Get Hooked on Summer Journaling
School is out for the summer and for most students, summer journaling is the last thing on their minds. Sure it is fun to hang out with family and friends, watch TV, go online; or just lay back and relax, but how can these experiences be enjoyed and reflected upon later after this summer becomes just a memory? You can capture these special moments through summer journaling.
Some may be wondering why they should bother to keep a journal, and what is to be gained from doing so. It has been proven through scientific research that “the mindless summer movies, books and television you’re enjoying may be harmful to your intellectual health”; but once critical and active thinking is involved in these activities, intelligence is found considerable better ¹. Writing each day through the summer will keep your mind busy. The brain is a muscle, the more you work it the stronger it will become. However, do not get too bogged down with writing; in order to have something to write about you need to experience summer.
Journaling can be whatever you make it out to be. Now is the time to write whatever you want – the key is to let yourself go and embrace the freedom writing grants you!

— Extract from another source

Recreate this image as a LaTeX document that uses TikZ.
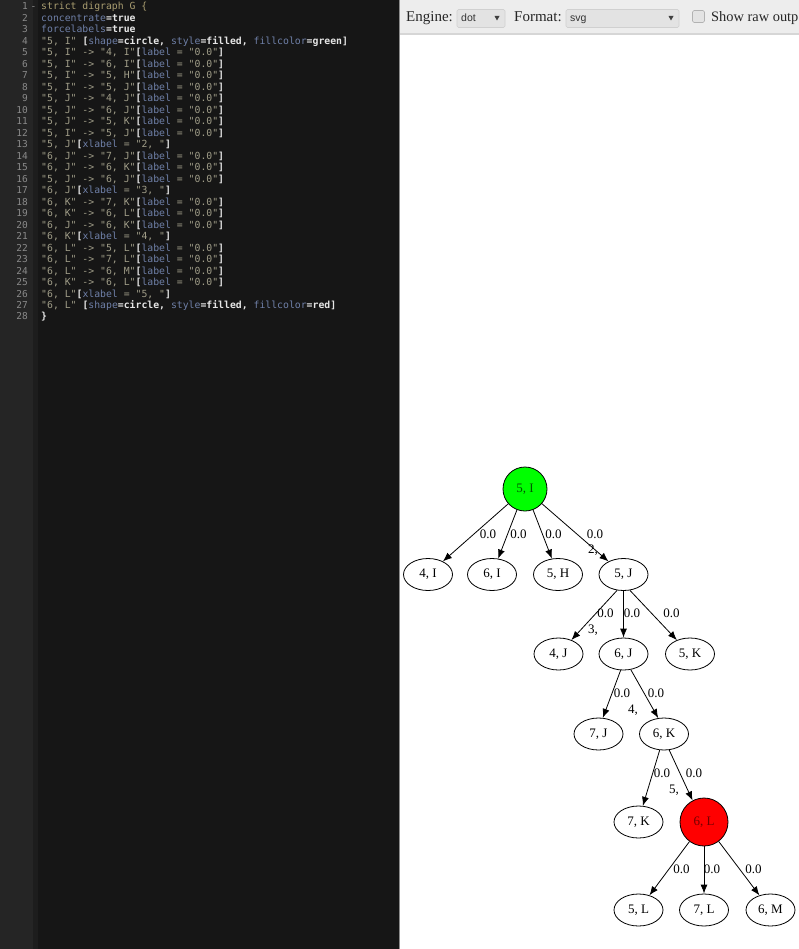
\documentclass[tikz,border=0pt]{standalone}
\usepackage{fontspec}
\setmainfont{Liberation Serif}
\setmonofont{DejaVu Sans Mono}
\newfontfamily\uisans{Liberation Sans}
\usetikzlibrary{shapes.geometric,arrows.meta}
\definecolor{gutterc}{HTML}{252525}
\definecolor{stripc}{HTML}{1D1D1D}
\definecolor{codebg}{HTML}{161616}
\definecolor{lnc}{HTML}{8A8A8A}
\definecolor{strc}{HTML}{A09D88}
\definecolor{keyc}{HTML}{6F80A8}
\definecolor{whc}{HTML}{E6E6E6}
\definecolor{hdc}{HTML}{A99D70}
\definecolor{tbc}{HTML}{EDEDED}
\definecolor{tbline}{HTML}{D6D6D6}
\definecolor{ddfill}{HTML}{E3E3E3}
\definecolor{ddline}{HTML}{D0D0D0}
\definecolor{greenfill}{HTML}{00FF00}
\definecolor{redfill}{HTML}{FF0000}
\newcommand\STR[1]{\textcolor{strc}{#1}}
\newcommand\KEY[1]{\textcolor{keyc}{#1}}
\newcommand\WH[1]{\textcolor{whc}{\bfseries #1}}
\newcommand\EDG[2]{\STR{"#1" -> "#2"}\WH{[}\KEY{label}\STR{\ = "0.0"}\WH{]}}
\newcommand\XLB[2]{\STR{"#1"}\WH{[}\KEY{xlabel}\STR{\ = "#2"}\WH{]}}
\tikzset{
  codeln/.style={anchor=base west, inner sep=0pt, font=\ttfamily\fontsize{9.8}{11}\selectfont},
  lnum/.style={anchor=base east, inner sep=0pt, text=lnc, font=\ttfamily\fontsize{9.5}{11}\selectfont},
  ell/.style={ellipse, draw, line width=0.8pt, minimum width=49pt, minimum height=32pt, inner sep=0pt, font=\fontsize{13}{15}\selectfont},
  circ/.style={circle, draw, line width=0.8pt, inner sep=0pt, font=\fontsize{13}{15}\selectfont},
  edge/.style={line width=0.8pt, -{Latex[length=9pt,width=7pt]}},
  elab/.style={inner sep=0pt, font=\fontsize{13}{15}\selectfont},
  uitext/.style={anchor=base west, inner sep=0pt, text=black!85, font=\fontsize{15}{17}\selectfont},
  ddtext/.style={anchor=base west, inner sep=0pt, text=black!80, font=\uisans\fontsize{10.5}{12}\selectfont},
  ddbox/.style={fill=ddfill, draw=ddline, line width=0.6pt, rounded corners=1.5pt},
}
\begin{document}
\begin{tikzpicture}[x=1pt,y=-1pt]
\useasboundingbox (0,0) rectangle (799,949);
% editor background
\fill[gutterc] (0,0) rectangle (33,949);
\fill[stripc] (33,0) rectangle (38,949);
\fill[codebg] (38,0) rectangle (399,949);
\fill[white] (399.5,0) rectangle (799,949);
\draw[black!45, line width=0.6pt] (399.3,0) -- (399.3,949);
% toolbar
\fill[tbc] (400,0) rectangle (799,33);
\draw[tbline, line width=1.2pt] (400,34) -- (799,34);
% line numbers
\foreach \i in {1,...,28} {
  \node[lnum] (n\i) at (28,{10+11.48*(\i-1)}) {\i};
}
\node[lnum, anchor=base west] (fold) at (30.5,10) {-};
% code
\node[codeln] (c1) at (41,10.00) {\textcolor{hdc}{strict digraph G \{}};
\node[codeln] (c2) at (41,21.48) {\KEY{concentrate}\WH{=true}};
\node[codeln] (c3) at (41,32.96) {\KEY{forcelabels}\WH{=true}};
\node[codeln] (c4) at (41,44.44) {\STR{"5, I"} \WH{[}\KEY{shape}\WH{=circle,} \KEY{style}\WH{=filled,} \KEY{fillcolor}\WH{=green]}};
\node[codeln] (c5) at (41,55.92) {\EDG{5, I}{4, I}};
\node[codeln] (c6) at (41,67.40) {\EDG{5, I}{6, I}};
\node[codeln] (c7) at (41,78.88) {\EDG{5, I}{5, H}};
\node[codeln] (c8) at (41,90.36) {\EDG{5, I}{5, J}};
\node[codeln] (c9) at (41,101.84) {\EDG{5, J}{4, J}};
\node[codeln] (c10) at (41,113.32) {\EDG{5, J}{6, J}};
\node[codeln] (c11) at (41,124.80) {\EDG{5, J}{5, K}};
\node[codeln] (c12) at (41,136.28) {\EDG{5, I}{5, J}};
\node[codeln] (c13) at (41,147.76) {\XLB{5, J}{2, }};
\node[codeln] (c14) at (41,159.24) {\EDG{6, J}{7, J}};
\node[codeln] (c15) at (41,170.72) {\EDG{6, J}{6, K}};
\node[codeln] (c16) at (41,182.20) {\EDG{5, J}{6, J}};
\node[codeln] (c17) at (41,193.68) {\XLB{6, J}{3, }};
\node[codeln] (c18) at (41,205.16) {\EDG{6, K}{7, K}};
\node[codeln] (c19) at (41,216.64) {\EDG{6, K}{6, L}};
\node[codeln] (c20) at (41,228.12) {\EDG{6, J}{6, K}};
\node[codeln] (c21) at (41,239.60) {\XLB{6, K}{4, }};
\node[codeln] (c22) at (41,251.08) {\EDG{6, L}{5, L}};
\node[codeln] (c23) at (41,262.56) {\EDG{6, L}{7, L}};
\node[codeln] (c24) at (41,274.04) {\EDG{6, L}{6, M}};
\node[codeln] (c25) at (41,285.52) {\EDG{6, K}{6, L}};
\node[codeln] (c26) at (41,297.00) {\XLB{6, L}{5, }};
\node[codeln] (c27) at (41,308.48) {\STR{"6, L"} \WH{[}\KEY{shape}\WH{=circle,} \KEY{style}\WH{=filled,} \KEY{fillcolor}\WH{=red]}};
\node[codeln] (c28) at (41,319.96) {\WH{\}}};
% toolbar widgets
\node[uitext] (engine) at (406,22) {Engine:};
\draw[ddbox] (457,9.5) rectangle (505,27.5);
\node[ddtext] (dot) at (461,22) {dot};
\fill[black!75] (494.5,16) -- (499.5,16) -- (497,20.5) -- cycle;
\node[uitext] (format) at (514,22) {Format:};
\draw[ddbox] (566,9.5) rectangle (679,27.5);
\node[ddtext] (svg) at (570,22) {svg};
\fill[black!75] (668.5,16) -- (673.5,16) -- (671,20.5) -- cycle;
\draw[fill=ddfill, draw=black!30, line width=0.6pt, rounded corners=1.5pt] (692.5,10.5) rectangle (704.5,22.5);
\node[uitext, font=\fontsize{14.4}{17}\selectfont] (raw) at (711,22) {Show raw outp};
% graph nodes
\node[circ, fill=greenfill, minimum size=44pt, text=green!35!black] (I5) at (525,489) {5, I};
\node[ell] (I4) at (428,574.5) {4, I};
\node[ell] (I6) at (492,574.5) {6, I};
\node[ell] (H5) at (558,574.5) {5, H};
\node[ell] (J5) at (623.5,574.5) {5, J};
\node[ell] (J4) at (558.5,654) {4, J};
\node[ell] (J6) at (623.5,654) {6, J};
\node[ell] (K5) at (690,654) {5, K};
\node[ell] (J7) at (598.5,734) {7, J};
\node[ell] (K6) at (664,734) {6, K};
\node[ell] (K7) at (638.5,822) {7, K};
\node[circ, fill=redfill, minimum size=48pt, text=red!45!black] (L6) at (704,822) {6, L};
\node[ell] (L5) at (638.5,910) {5, L};
\node[ell] (L7) at (704,910) {7, L};
\node[ell] (M6) at (770.5,910) {6, M};
% edges
\draw[edge] (I5) -- (I4);
\draw[edge] (I5) -- (I6);
\draw[edge] (I5) -- (H5);
\draw[edge] (I5) -- (J5);
\draw[edge] (J5.-112) -- (J4);
\draw[edge] (J5) -- (J6);
\draw[edge] (J5.-68) -- (K5);
\draw[edge] (J6.-100) -- (J7.75);
\draw[edge] (J6.-65) -- (K6.110);
\draw[edge] (K6.-105) -- (K7.75);
\draw[edge] (K6.-72) -- (L6.118);
\draw[edge] (L6) -- (L5);
\draw[edge] (L6) -- (L7);
\draw[edge] (L6) -- (M6);
% edge labels
\node[elab] (e1) at (488,534) {0.0};
\node[elab] (e2) at (518.5,534) {0.0};
\node[elab] (e3) at (553.5,534) {0.0};
\node[elab] (e4) at (595,534) {0.0};
\node[elab] (x2) at (593,550.5) {2,};
\node[elab] (e5) at (605.5,613) {0.0};
\node[elab] (e6) at (632,613) {0.0};
\node[elab] (e7) at (671.5,613) {0.0};
\node[elab] (x3) at (593,630.5) {3,};
\node[elab] (e8) at (622,693.5) {0.0};
\node[elab] (e9) at (656,693.5) {0.0};
\node[elab] (x4) at (633,710.5) {4,};
\node[elab] (e10) at (662,773.5) {0.0};
\node[elab] (e11) at (694,773.5) {0.0};
\node[elab] (x5) at (674,790.5) {5,};
\node[elab] (e12) at (681.5,869) {0.0};
\node[elab] (e13) at (712,869) {0.0};
\node[elab] (e14) at (753.5,869) {0.0};
\end{tikzpicture}
\end{document}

During school, students are often confined to write in a certain style, and given a specific topic; the aim is to instruct students in important writing skills and to encourage critical thinking. Although these tools are necessary, they are only the spring board into a deeper realm of writing. There are so many things to write about, and different ways to express yourself through writing.
Summer journaling does not have to be limited to an essay format, or personal response however, you can follow these styles if you so desire. There are many other ways to write, such as writing: a song, poem (rhyme, free verse, haiku etc), paragraph, or any other way you come up with – the possibilities are endless! It is a good idea to set a minimum of how much to write per day (i.e. 3 lines, a paragraph etc), but do not set a maximum. By setting a limit you confine yourself; writing without limitations allows room to grow and mature. It is up to you to decide what to write about, ideas may include what you did that day; what you would like to do this summer, what you did past summers, favorite things (sports, hobbies, places), or what you see yourself doing in 5 years. If you are stuck for creative ideas, there are resources such as Lorraine M. Dahlstrom’s Writing Down the Days: 365 Creative Journaling Ideas For Young People ². Dahlstrom lists historical events throughout her book, and suggests ideas to write and expand on. If you are unable to find this book at your local library, or purchase it from a bookstore or online, you could do your own search for special events or people that are connected to the day you are writing on.
Write to enjoy yourself. It can be a reflection on your day, or you could begin your day by writing – it is up to you. If you miss a day, do not worry. Some of you may not be used to writing daily, but over time it will become a habit, and maybe you will even continue keeping a journal after this summer is over. While you are having fun, you are also exercising your mind and improving your writing skills. By keeping a journal, you will be able to reflect back once you are older, and relive these special moments. So what are you waiting for? Create and preserve these memories through summer journaling!
¹ Harris, Misty. “Stupidity seems to be contagious, study finds Mindless fluff may harm you intellectually.” Calgary Herald. 16 June 2011. Print.
² Dahlstrom, Lorraine M. Writing Down the Days: 365 Creative Journaling Ideas For Young People. Minneapolis: Free Spirit Publising Inc. 1990. Print.